TASK REQUIREMENTS. Pull out all lines from the listing below in which the word "diagram" appears.

DATASET EXCERPTS.
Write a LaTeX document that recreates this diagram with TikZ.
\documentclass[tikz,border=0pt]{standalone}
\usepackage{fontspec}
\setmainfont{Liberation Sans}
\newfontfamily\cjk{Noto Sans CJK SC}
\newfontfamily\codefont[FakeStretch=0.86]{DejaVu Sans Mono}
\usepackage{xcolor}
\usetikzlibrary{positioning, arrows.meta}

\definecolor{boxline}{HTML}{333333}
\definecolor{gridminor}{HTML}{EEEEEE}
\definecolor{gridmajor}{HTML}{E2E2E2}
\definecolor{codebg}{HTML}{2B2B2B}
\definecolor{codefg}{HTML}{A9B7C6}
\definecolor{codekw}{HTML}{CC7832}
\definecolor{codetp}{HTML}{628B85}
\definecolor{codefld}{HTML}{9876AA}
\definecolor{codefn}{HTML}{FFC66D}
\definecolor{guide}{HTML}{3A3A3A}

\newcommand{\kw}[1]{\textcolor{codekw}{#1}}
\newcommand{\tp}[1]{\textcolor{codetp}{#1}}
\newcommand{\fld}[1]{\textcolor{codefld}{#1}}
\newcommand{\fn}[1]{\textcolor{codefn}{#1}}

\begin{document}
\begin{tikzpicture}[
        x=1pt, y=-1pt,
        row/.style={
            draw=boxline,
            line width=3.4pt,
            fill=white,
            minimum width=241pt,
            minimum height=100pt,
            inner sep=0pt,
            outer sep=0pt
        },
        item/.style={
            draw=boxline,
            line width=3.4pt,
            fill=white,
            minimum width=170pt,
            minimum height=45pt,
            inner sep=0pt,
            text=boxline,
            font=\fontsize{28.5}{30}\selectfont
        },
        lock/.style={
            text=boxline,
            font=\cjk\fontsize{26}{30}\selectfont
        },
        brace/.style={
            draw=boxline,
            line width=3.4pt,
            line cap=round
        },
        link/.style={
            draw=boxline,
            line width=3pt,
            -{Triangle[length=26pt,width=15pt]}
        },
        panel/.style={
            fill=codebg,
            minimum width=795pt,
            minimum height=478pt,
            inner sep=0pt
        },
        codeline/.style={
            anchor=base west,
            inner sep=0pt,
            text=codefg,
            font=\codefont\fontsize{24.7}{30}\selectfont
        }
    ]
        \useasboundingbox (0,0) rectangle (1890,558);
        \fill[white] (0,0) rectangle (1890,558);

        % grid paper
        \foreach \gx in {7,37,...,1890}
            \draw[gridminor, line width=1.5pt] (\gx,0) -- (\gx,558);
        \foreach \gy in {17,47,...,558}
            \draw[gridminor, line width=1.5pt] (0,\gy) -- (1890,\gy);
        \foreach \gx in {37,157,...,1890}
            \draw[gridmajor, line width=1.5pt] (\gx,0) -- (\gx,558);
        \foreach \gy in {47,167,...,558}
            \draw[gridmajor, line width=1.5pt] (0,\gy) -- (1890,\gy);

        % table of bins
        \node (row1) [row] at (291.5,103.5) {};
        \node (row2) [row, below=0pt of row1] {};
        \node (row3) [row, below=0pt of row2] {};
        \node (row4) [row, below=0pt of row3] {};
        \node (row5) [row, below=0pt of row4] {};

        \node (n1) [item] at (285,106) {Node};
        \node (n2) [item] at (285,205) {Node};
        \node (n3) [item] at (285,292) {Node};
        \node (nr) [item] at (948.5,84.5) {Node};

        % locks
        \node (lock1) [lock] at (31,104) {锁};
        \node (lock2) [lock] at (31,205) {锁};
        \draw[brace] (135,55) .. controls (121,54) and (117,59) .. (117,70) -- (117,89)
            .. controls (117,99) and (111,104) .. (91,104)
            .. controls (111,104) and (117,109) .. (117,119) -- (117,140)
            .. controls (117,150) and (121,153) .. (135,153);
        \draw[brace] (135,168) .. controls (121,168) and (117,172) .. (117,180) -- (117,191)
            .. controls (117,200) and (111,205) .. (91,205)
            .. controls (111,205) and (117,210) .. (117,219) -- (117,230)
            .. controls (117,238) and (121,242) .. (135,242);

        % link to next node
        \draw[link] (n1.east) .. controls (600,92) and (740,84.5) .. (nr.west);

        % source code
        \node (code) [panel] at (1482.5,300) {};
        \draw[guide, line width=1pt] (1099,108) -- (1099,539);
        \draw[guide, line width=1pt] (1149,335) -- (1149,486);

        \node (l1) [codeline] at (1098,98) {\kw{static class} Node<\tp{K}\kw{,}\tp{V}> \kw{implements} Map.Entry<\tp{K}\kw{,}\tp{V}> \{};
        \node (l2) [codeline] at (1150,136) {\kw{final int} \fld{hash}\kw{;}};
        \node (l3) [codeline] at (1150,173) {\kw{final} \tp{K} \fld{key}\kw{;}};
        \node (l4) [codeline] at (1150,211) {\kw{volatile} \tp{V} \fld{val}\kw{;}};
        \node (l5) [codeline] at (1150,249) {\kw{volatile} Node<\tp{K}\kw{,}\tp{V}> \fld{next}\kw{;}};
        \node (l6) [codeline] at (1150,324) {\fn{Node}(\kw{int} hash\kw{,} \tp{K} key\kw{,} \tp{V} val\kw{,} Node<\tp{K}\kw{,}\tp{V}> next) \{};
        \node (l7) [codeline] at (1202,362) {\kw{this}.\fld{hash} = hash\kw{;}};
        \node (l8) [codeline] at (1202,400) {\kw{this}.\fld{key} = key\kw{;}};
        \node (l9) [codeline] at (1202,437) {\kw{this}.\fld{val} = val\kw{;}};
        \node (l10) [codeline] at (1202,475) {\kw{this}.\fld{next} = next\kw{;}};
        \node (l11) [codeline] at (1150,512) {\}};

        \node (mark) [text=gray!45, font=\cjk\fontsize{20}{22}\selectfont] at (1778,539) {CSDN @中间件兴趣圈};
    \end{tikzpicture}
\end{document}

...

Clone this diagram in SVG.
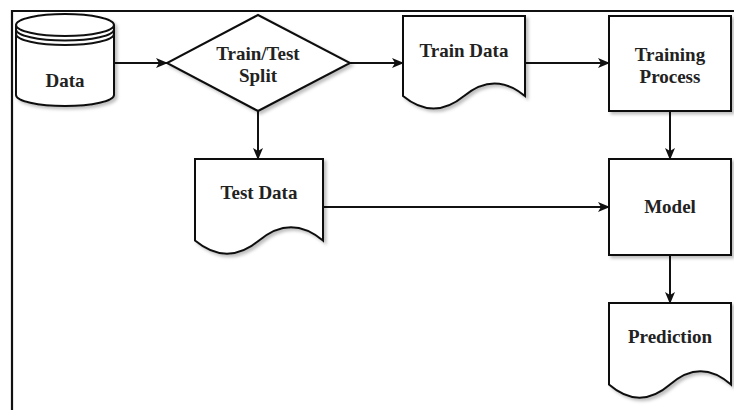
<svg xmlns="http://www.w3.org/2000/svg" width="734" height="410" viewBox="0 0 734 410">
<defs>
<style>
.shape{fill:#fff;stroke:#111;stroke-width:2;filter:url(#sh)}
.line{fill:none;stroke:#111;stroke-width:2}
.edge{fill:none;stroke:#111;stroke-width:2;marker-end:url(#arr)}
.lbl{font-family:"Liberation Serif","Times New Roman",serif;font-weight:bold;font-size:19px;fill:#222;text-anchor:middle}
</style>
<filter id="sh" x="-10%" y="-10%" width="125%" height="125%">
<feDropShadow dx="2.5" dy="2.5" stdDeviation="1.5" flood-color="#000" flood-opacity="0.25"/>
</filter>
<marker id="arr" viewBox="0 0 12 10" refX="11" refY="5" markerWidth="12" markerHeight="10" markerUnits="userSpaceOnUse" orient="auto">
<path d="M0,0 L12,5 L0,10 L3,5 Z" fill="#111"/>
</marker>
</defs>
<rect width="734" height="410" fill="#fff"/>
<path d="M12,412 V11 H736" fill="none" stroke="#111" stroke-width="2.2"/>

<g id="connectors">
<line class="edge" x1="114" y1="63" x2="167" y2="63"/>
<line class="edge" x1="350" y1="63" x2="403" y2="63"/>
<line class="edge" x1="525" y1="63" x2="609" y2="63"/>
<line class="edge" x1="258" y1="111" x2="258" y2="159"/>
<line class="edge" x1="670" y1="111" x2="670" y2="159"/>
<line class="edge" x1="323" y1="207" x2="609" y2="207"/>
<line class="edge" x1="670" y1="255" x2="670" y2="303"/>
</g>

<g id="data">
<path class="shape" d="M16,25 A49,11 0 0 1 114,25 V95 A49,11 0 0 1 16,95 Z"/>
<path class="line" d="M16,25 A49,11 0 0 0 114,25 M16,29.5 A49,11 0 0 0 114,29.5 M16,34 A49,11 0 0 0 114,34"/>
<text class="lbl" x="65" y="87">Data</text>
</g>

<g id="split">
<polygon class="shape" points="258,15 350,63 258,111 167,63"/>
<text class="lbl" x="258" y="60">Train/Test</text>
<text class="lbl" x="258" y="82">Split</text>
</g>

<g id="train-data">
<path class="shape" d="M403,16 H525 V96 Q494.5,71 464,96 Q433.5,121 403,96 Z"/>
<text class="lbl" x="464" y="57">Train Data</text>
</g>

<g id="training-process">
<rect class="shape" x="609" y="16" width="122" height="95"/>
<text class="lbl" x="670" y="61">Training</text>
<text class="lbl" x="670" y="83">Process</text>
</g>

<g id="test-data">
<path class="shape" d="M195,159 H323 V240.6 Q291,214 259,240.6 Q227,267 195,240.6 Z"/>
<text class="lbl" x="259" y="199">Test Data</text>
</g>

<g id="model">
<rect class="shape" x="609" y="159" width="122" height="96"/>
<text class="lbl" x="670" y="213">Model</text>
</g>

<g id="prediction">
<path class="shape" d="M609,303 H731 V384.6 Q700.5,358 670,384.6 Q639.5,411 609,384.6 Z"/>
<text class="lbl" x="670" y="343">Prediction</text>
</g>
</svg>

---

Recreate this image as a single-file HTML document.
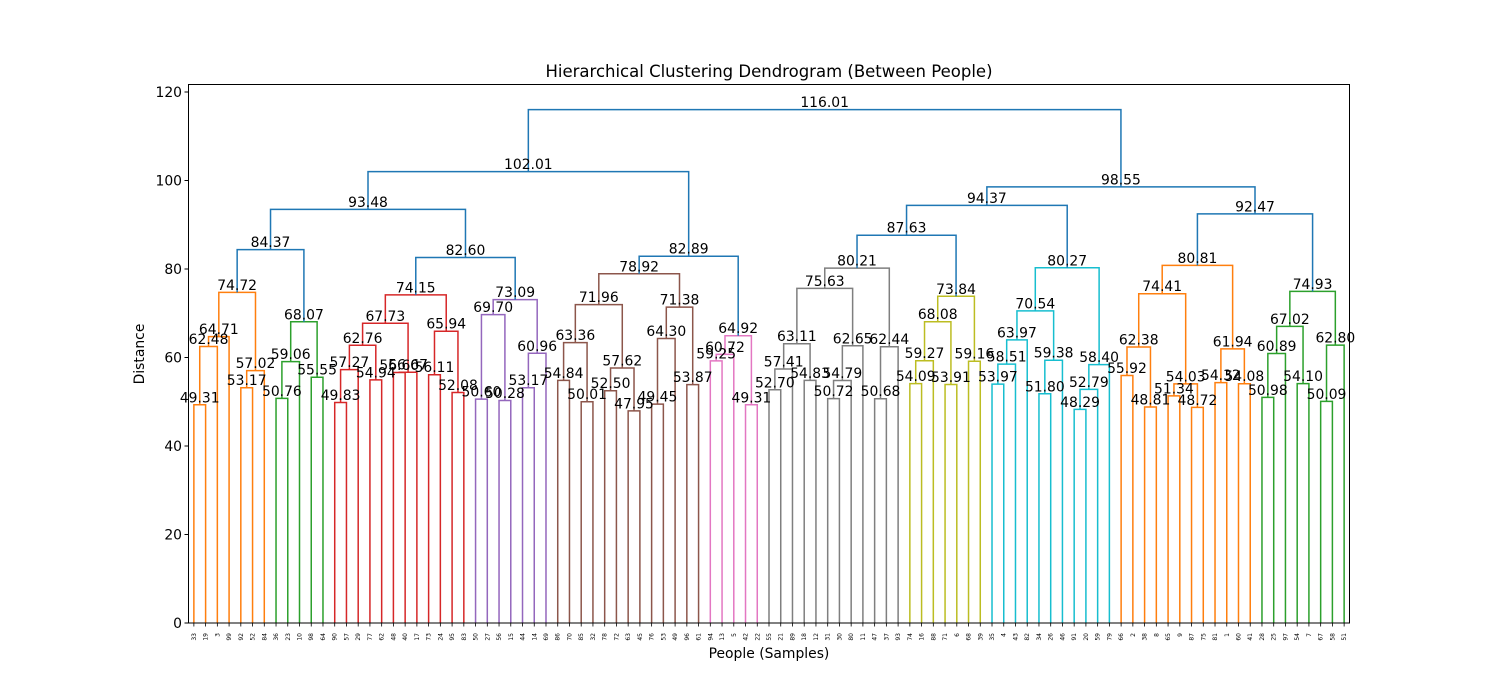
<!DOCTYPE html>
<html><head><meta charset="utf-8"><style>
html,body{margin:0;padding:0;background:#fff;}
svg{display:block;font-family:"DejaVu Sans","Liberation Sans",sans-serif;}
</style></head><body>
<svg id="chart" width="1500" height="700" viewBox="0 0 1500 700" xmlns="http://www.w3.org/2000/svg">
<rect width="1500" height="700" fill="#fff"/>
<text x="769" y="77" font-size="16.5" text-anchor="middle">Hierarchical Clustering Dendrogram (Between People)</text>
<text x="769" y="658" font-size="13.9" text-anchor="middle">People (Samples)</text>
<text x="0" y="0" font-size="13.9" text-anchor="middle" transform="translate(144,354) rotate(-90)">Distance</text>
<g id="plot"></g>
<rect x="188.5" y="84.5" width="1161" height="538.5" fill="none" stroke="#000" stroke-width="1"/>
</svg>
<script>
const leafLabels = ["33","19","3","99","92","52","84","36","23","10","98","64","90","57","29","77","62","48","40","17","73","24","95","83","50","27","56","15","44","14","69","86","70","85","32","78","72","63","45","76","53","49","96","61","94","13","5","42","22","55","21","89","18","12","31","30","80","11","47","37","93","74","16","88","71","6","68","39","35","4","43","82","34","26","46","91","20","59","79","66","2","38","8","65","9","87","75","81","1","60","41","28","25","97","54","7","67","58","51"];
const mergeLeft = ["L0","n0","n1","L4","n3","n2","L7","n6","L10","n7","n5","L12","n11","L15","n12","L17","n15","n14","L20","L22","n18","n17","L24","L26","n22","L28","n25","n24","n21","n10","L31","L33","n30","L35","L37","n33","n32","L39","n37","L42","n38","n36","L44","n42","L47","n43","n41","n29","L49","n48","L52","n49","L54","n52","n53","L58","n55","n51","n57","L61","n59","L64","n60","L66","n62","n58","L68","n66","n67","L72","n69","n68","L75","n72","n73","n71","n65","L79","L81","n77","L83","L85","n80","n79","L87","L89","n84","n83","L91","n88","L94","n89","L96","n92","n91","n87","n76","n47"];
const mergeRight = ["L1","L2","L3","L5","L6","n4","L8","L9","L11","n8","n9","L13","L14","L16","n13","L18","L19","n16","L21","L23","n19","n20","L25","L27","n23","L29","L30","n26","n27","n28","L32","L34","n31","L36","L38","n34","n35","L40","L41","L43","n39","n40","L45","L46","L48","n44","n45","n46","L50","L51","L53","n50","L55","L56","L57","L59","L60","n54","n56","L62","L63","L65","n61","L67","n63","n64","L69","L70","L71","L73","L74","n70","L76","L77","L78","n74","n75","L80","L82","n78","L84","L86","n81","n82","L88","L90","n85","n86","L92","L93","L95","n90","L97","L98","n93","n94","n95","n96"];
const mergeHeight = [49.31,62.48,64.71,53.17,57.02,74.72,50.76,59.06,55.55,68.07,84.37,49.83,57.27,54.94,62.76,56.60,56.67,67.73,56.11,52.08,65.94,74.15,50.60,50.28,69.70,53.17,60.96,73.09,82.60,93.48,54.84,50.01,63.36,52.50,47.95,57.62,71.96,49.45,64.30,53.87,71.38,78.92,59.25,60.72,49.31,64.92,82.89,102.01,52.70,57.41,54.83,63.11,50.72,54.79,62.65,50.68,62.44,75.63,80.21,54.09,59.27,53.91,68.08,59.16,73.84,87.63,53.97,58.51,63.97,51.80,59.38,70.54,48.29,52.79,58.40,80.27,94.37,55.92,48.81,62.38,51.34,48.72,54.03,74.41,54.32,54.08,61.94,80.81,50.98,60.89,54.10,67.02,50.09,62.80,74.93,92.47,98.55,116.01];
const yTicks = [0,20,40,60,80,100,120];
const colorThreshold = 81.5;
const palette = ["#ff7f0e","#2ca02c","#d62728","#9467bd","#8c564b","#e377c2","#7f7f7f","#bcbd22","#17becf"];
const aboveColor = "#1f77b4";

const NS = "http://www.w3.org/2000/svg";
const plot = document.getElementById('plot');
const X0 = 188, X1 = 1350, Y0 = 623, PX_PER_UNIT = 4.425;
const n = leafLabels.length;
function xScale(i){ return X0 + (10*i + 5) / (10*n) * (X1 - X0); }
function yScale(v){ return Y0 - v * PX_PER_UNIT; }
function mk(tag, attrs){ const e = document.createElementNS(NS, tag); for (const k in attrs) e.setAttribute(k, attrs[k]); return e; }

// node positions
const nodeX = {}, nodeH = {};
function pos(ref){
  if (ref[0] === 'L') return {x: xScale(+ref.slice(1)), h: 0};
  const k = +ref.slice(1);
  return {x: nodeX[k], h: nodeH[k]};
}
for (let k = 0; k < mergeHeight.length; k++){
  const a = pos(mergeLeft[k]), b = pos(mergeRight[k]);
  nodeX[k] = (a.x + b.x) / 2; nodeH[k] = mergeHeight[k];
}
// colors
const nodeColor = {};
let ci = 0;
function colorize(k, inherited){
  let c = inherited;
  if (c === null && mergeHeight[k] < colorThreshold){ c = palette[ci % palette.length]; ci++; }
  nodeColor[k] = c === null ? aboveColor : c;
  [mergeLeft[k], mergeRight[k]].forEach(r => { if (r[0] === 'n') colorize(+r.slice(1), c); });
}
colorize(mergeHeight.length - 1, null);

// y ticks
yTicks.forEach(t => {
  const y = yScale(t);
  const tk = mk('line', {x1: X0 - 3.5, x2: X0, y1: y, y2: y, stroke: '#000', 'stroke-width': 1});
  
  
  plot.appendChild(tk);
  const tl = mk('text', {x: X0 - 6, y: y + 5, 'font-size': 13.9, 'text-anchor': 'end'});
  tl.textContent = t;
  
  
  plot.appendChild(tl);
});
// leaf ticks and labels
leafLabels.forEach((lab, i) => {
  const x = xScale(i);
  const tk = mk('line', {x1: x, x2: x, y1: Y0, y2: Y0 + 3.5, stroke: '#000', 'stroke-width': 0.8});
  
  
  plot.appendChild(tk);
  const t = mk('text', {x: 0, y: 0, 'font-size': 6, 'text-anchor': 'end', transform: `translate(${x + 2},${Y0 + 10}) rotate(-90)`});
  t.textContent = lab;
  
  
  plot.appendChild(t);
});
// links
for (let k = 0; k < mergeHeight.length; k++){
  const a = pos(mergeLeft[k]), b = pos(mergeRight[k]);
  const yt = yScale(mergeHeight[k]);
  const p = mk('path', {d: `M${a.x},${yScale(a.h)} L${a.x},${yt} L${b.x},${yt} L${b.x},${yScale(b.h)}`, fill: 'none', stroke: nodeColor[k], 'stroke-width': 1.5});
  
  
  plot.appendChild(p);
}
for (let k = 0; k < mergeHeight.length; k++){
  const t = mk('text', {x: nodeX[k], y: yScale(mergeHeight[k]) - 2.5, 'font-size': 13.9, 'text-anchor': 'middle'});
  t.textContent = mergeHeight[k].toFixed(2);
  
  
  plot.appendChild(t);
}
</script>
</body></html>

RESULT OF THE EXERCISE.
Write a LaTeX document that recreates this diagram with TikZ.
Clone this diagram in SVG.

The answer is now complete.